----- Data segment

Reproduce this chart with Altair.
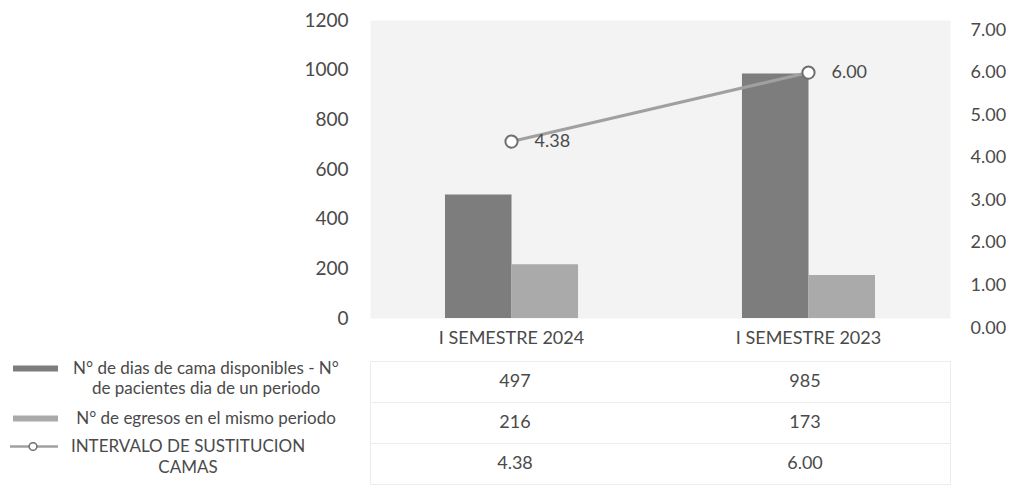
import altair as alt
import pandas as pd

# ---------------- data ----------------
categories = ["I SEMESTRE 2024", "I SEMESTRE 2023"]
row_ids = ["r1", "r2", "r3"]
row_labels = [
    "N° de dias de cama disponibles - N°\nde pacientes dia de un periodo",
    "N° de egresos en el mismo periodo",
    "INTERVALO DE SUSTITUCION\nCAMAS",
]
dias_cama = [497, 985]
egresos = [216, 173]
intervalo = [4.38, 6.00]
left_ticks = [0, 200, 400, 600, 800, 1000, 1200]
right_ticks = [0, 1, 2, 3, 4, 5, 6, 7]

FONT = "Lato"
TEXT = "#4a4a4a"
DARK = "#7d7d7d"
LIGHT = "#aaaaaa"
LINE = "#a0a0a0"

bars = pd.DataFrame({
    "cat": categories * 2,
    "serie": ["dias"] * 2 + ["egresos"] * 2,
    "value": dias_cama + egresos,
})
line = pd.DataFrame({
    "cat": categories,
    "value": intervalo,
    "label": [f"{v:.2f}" for v in intervalo],
})
table_df = pd.DataFrame({
    "row": ["r1"] * 2 + ["r2"] * 2 + ["r3"] * 2,
    "cat": categories * 3,
    "text": [str(v) for v in dias_cama] + [str(v) for v in egresos] + [f"{v:.2f}" for v in intervalo],
})
labels_df = pd.DataFrame({"row": row_ids, "label": row_labels})

# ---------------- scales ----------------
def xscale():
    return alt.Scale(domain=categories, paddingInner=0.552, paddingOuter=0.2525)

x_axis = alt.Axis(title=None, labelFont=FONT, labelFontSize=18, labelColor=TEXT,
                  labelPadding=11, ticks=False, domain=False, labelAngle=0, grid=False)

# ---------------- main chart ----------------
bar_layer = alt.Chart(bars).mark_bar().encode(
    x=alt.X("cat:N", sort=categories, scale=xscale(), axis=x_axis),
    xOffset=alt.XOffset("serie:N", sort=["dias", "egresos"],
                        scale=alt.Scale(domain=["dias", "egresos"], paddingInner=0, paddingOuter=0)),
    y=alt.Y("value:Q", scale=alt.Scale(domain=[0, 1200], nice=False),
            axis=alt.Axis(title=None, values=left_ticks, format="d", orient="left", grid=False,
                          ticks=False, domain=False, labelFontSize=19, labelPadding=22,
                          labelFont=FONT, labelColor=TEXT)),
    color=alt.Color("serie:N", scale=alt.Scale(domain=["dias", "egresos"], range=[DARK, LIGHT]),
                    legend=None),
)

line_base = alt.Chart(line).encode(
    x=alt.X("cat:N", sort=categories, scale=xscale(), axis=x_axis),
    y=alt.Y("value:Q", scale=alt.Scale(domain=[0, 7], nice=False, range=[308, 10]),
            axis=alt.Axis(title=None, orient="right", values=right_ticks, format=".2f", grid=False,
                          ticks=False, domain=False, labelFontSize=18, labelPadding=20,
                          labelFont=FONT, labelColor=TEXT)),
)
line_mark = line_base.mark_line(color=LINE, strokeWidth=3)
line_pts = line_base.mark_point(shape="circle", filled=True, fill="white", stroke="#6f6f6f",
                                strokeWidth=2, size=150, opacity=1)
line_lbl = line_base.mark_text(align="left", baseline="middle", dx=23, fontSize=18, font=FONT,
                               color=TEXT).encode(text="label:N")

top = alt.layer(bar_layer, alt.layer(line_mark, line_pts, line_lbl)).resolve_scale(
    y="independent"
).properties(width=580, height=298,
             view=alt.ViewBackground(fill="#f3f3f3", strokeOpacity=0))

# ---------------- data table (values + row labels with legend keys) ----------------
row_scale = alt.Scale(domain=row_ids, paddingInner=0, paddingOuter=0)
y_rows = alt.Y("row:N", sort=row_ids, scale=row_scale,
               axis=alt.Axis(title=None, labels=False, ticks=False, domain=False, grid=True,
                             gridColor="#ececec", bandPosition=0, minExtent=0, maxExtent=0))

values_txt = alt.Chart(table_df).mark_text(fontSize=18, font=FONT, color=TEXT).encode(
    x=alt.X("cat:N", sort=categories, scale=xscale(), axis=None),
    y=y_rows,
    text="text:N",
)

lab_base = alt.Chart(labels_df).encode(y=y_rows)
txt1 = lab_base.transform_filter("datum.row == 'r1'").mark_text(
    align="center", baseline="middle", lineBreak="\n", lineHeight=20, fontSize=17,
    font=FONT, color=TEXT, dy=-13
).encode(x=alt.value(-164), text="label:N")
txt2 = lab_base.transform_filter("datum.row == 'r2'").mark_text(
    align="center", baseline="middle", fontSize=17, font=FONT, color=TEXT, dy=-4
).encode(x=alt.value(-164), text="label:N")
txt3 = lab_base.transform_filter("datum.row == 'r3'").mark_text(
    align="center", baseline="middle", lineBreak="\n", lineHeight=21, fontSize=17,
    font=FONT, color=TEXT, dy=-17
).encode(x=alt.value(-182), text="label:N")
key1 = lab_base.transform_filter("datum.row == 'r1'").mark_rule(
    color=DARK, strokeWidth=6, yOffset=-13
).encode(x=alt.value(-357), x2=alt.value(-312))
key2 = lab_base.transform_filter("datum.row == 'r2'").mark_rule(
    color=LIGHT, strokeWidth=6, yOffset=-4
).encode(x=alt.value(-357), x2=alt.value(-312))
key3 = lab_base.transform_filter("datum.row == 'r3'").mark_rule(
    color=LINE, strokeWidth=2.5, yOffset=-17
).encode(x=alt.value(-360), x2=alt.value(-312))
key3p = lab_base.transform_filter("datum.row == 'r3'").mark_point(
    shape="circle", filled=True, fill="white", stroke="#6f6f6f", strokeWidth=1.5,
    size=60, opacity=1, yOffset=-17
).encode(x=alt.value(-337))

table = alt.layer(values_txt, key1, key2, key3, key3p, txt1, txt2, txt3).properties(
    width=580, height=123, view=alt.ViewBackground(stroke="#ececec")
)

chart = alt.vconcat(top, table, spacing=12).properties(
    padding={"left": 0, "top": 3, "right": 0, "bottom": 0}
).configure(background="white")

chart.save("out.html", embed_options={"renderer": "svg", "actions": False})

----------

Go through the material above and print all of it exactly, except the pictures.

Reproduce this chart with Altair.
import altair as alt
import pandas as pd

# ---------------- data ----------------
categories = ["I SEMESTRE 2024", "I SEMESTRE 2023"]
row_ids = ["r1", "r2", "r3"]
row_labels = [
    "N° de dias de cama disponibles - N°\nde pacientes dia de un periodo",
    "N° de egresos en el mismo periodo",
    "INTERVALO DE SUSTITUCION\nCAMAS",
]
dias_cama = [497, 985]
egresos = [216, 173]
intervalo = [4.38, 6.00]
left_ticks = [0, 200, 400, 600, 800, 1000, 1200]
right_ticks = [0, 1, 2, 3, 4, 5, 6, 7]

FONT = "Lato"
TEXT = "#4a4a4a"
DARK = "#7d7d7d"
LIGHT = "#aaaaaa"
LINE = "#a0a0a0"

bars = pd.DataFrame({
    "cat": categories * 2,
    "serie": ["dias"] * 2 + ["egresos"] * 2,
    "value": dias_cama + egresos,
})
line = pd.DataFrame({
    "cat": categories,
    "value": intervalo,
    "label": [f"{v:.2f}" for v in intervalo],
})
table_df = pd.DataFrame({
    "row": ["r1"] * 2 + ["r2"] * 2 + ["r3"] * 2,
    "cat": categories * 3,
    "text": [str(v) for v in dias_cama] + [str(v) for v in egresos] + [f"{v:.2f}" for v in intervalo],
})
labels_df = pd.DataFrame({"row": row_ids, "label": row_labels})

# ---------------- scales ----------------
def xscale():
    return alt.Scale(domain=categories, paddingInner=0.552, paddingOuter=0.2525)

x_axis = alt.Axis(title=None, labelFont=FONT, labelFontSize=18, labelColor=TEXT,
                  labelPadding=11, ticks=False, domain=False, labelAngle=0, grid=False)

# ---------------- main chart ----------------
bar_layer = alt.Chart(bars).mark_bar().encode(
    x=alt.X("cat:N", sort=categories, scale=xscale(), axis=x_axis),
    xOffset=alt.XOffset("serie:N", sort=["dias", "egresos"],
                        scale=alt.Scale(domain=["dias", "egresos"], paddingInner=0, paddingOuter=0)),
    y=alt.Y("value:Q", scale=alt.Scale(domain=[0, 1200], nice=False),
            axis=alt.Axis(title=None, values=left_ticks, format="d", orient="left", grid=False,
                          ticks=False, domain=False, labelFontSize=19, labelPadding=22,
                          labelFont=FONT, labelColor=TEXT)),
    color=alt.Color("serie:N", scale=alt.Scale(domain=["dias", "egresos"], range=[DARK, LIGHT]),
                    legend=None),
)

line_base = alt.Chart(line).encode(
    x=alt.X("cat:N", sort=categories, scale=xscale(), axis=x_axis),
    y=alt.Y("value:Q", scale=alt.Scale(domain=[0, 7], nice=False, range=[308, 10]),
            axis=alt.Axis(title=None, orient="right", values=right_ticks, format=".2f", grid=False,
                          ticks=False, domain=False, labelFontSize=18, labelPadding=20,
                          labelFont=FONT, labelColor=TEXT)),
)
line_mark = line_base.mark_line(color=LINE, strokeWidth=3)
line_pts = line_base.mark_point(shape="circle", filled=True, fill="white", stroke="#6f6f6f",
                                strokeWidth=2, size=150, opacity=1)
line_lbl = line_base.mark_text(align="left", baseline="middle", dx=23, fontSize=18, font=FONT,
                               color=TEXT).encode(text="label:N")

top = alt.layer(bar_layer, alt.layer(line_mark, line_pts, line_lbl)).resolve_scale(
    y="independent"
).properties(width=580, height=298,
             view=alt.ViewBackground(fill="#f3f3f3", strokeOpacity=0))

# ---------------- data table (values + row labels with legend keys) ----------------
row_scale = alt.Scale(domain=row_ids, paddingInner=0, paddingOuter=0)
y_rows = alt.Y("row:N", sort=row_ids, scale=row_scale,
               axis=alt.Axis(title=None, labels=False, ticks=False, domain=False, grid=True,
                             gridColor="#ececec", bandPosition=0, minExtent=0, maxExtent=0))

values_txt = alt.Chart(table_df).mark_text(fontSize=18, font=FONT, color=TEXT).encode(
    x=alt.X("cat:N", sort=categories, scale=xscale(), axis=None),
    y=y_rows,
    text="text:N",
)

lab_base = alt.Chart(labels_df).encode(y=y_rows)
txt1 = lab_base.transform_filter("datum.row == 'r1'").mark_text(
    align="center", baseline="middle", lineBreak="\n", lineHeight=20, fontSize=17,
    font=FONT, color=TEXT, dy=-13
).encode(x=alt.value(-164), text="label:N")
txt2 = lab_base.transform_filter("datum.row == 'r2'").mark_text(
    align="center", baseline="middle", fontSize=17, font=FONT, color=TEXT, dy=-4
).encode(x=alt.value(-164), text="label:N")
txt3 = lab_base.transform_filter("datum.row == 'r3'").mark_text(
    align="center", baseline="middle", lineBreak="\n", lineHeight=21, fontSize=17,
    font=FONT, color=TEXT, dy=-17
).encode(x=alt.value(-182), text="label:N")
key1 = lab_base.transform_filter("datum.row == 'r1'").mark_rule(
    color=DARK, strokeWidth=6, yOffset=-13
).encode(x=alt.value(-357), x2=alt.value(-312))
key2 = lab_base.transform_filter("datum.row == 'r2'").mark_rule(
    color=LIGHT, strokeWidth=6, yOffset=-4
).encode(x=alt.value(-357), x2=alt.value(-312))
key3 = lab_base.transform_filter("datum.row == 'r3'").mark_rule(
    color=LINE, strokeWidth=2.5, yOffset=-17
).encode(x=alt.value(-360), x2=alt.value(-312))
key3p = lab_base.transform_filter("datum.row == 'r3'").mark_point(
    shape="circle", filled=True, fill="white", stroke="#6f6f6f", strokeWidth=1.5,
    size=60, opacity=1, yOffset=-17
).encode(x=alt.value(-337))

table = alt.layer(values_txt, key1, key2, key3, key3p, txt1, txt2, txt3).properties(
    width=580, height=123, view=alt.ViewBackground(stroke="#ececec")
)

chart = alt.vconcat(top, table, spacing=12).properties(
    padding={"left": 0, "top": 3, "right": 0, "bottom": 0}
).configure(background="white")

chart.save("out.html", embed_options={"renderer": "svg", "actions": False})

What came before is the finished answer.